|
|
Troubleshooting Photos –About Auto-Correction Tools
Snapshot: Whether it's called 'One-Click',
'Auto Color' or 'Color Wizard', your photo program
almost certainly has some kind of automatic tool to fix unsatisfactory
colors and tones. For some photos, this tool may really be all you need.
You can expand the number of photos these time-savers can handle, though,
if you understand how they work and how to play to their strengths. This
article deals primarily with auto-correcting a color
cast, a problem that is also addressed here.
Traditional color correction of photos is one of the most user-hostile activities you can perform with a computer. Correcting color in CMYK for commercial printing can be tricky enough, but doing so in RGB, for desktop printers, is a skill so arcane and counter-intuitive as to justify the belief that aliens walk among us. Accordingly, software makers have put a lot of energy into auto-correction tools, functions and routines that concentrate a lot of learning into a few mouse clicks. Sort of. If you blindly trust a "one-click" fix, you can make the picture worse. To get full value, it helps to know what you're doing and how to use these tools in ways that improve your results. Although the practice of color correction can be complicated, some of the underlying ideas are quite simple. For instance, a great many pictures are spoiled by having been taken under a strongly colored light. This may be the red of sunset, the green of fluorescent lights or the blue of winter daylight – whatever it is, it distorts the colors and spoils the picture. The correction for a picture with an overall unwanted color – a color cast – is simple. You find an area that should be neutral (true grey, white or black, with no color other color present) and determine what color is in fact there. That color can then be presumed to be the value of the cast that covers your picture – remove that value and presto, the cast is gone and your picture is immeasurably improved. Photo-editing software uses this principal in a variety of ways. Upper end applications have tools for targeting white, grey and black. Packages that concentrate on user-friendliness, such as Photoshop Elements, combine the three into one Remove Color Cast function. These tools can do a good job – depending on the reference point you choose (the reference point need not be large; ones used in the Dragon-boat photo below is a tiny dot of white on the water). The photo below has a number of casts in it: an overall slightly blue cast that comes of being shot in shadow with bright light behind, plus a number of weaker colorations covering limited areas (known as 'local casts'), caused by light reflecting from the Dragon-boaters' highly colored clothes. Therefore, the colors that are changed vary with the spot you pick, with interesting results for the picture.
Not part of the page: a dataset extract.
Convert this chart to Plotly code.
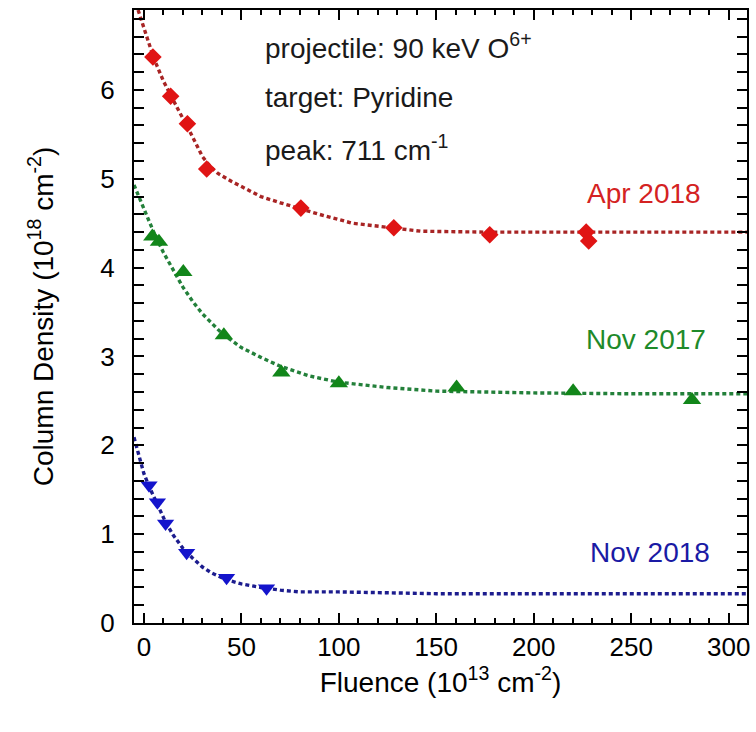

Experiment, Experiment...On occasion, it may not be clear which tool is best for the job. In fact, you may want to experiment with different tools or different combinations of tools to achieve the desired effect. The photo below is one that most auto-correction tools will have trouble with. A large part of the picture is black (but not just one black – many blacks, each based on fabric dyes that contain colors that help make the blacks visually richer and more interesting and each subtly affected by other adjacent colors in the chair and on the walls). The presence of so much darkness totally confuses automatic adjustments that assume that most of a picture's tones will be in the middle.
The point of this tinkering is not to disparage auto-correction tools but to show that while they are capable of giving reasonable results with average pictures, they'll give better results with all pictures, even difficult ones, if you experiment and treat them as starting points for improving your photos, rather than as one-shot, take-it-or-leave-it magic wands.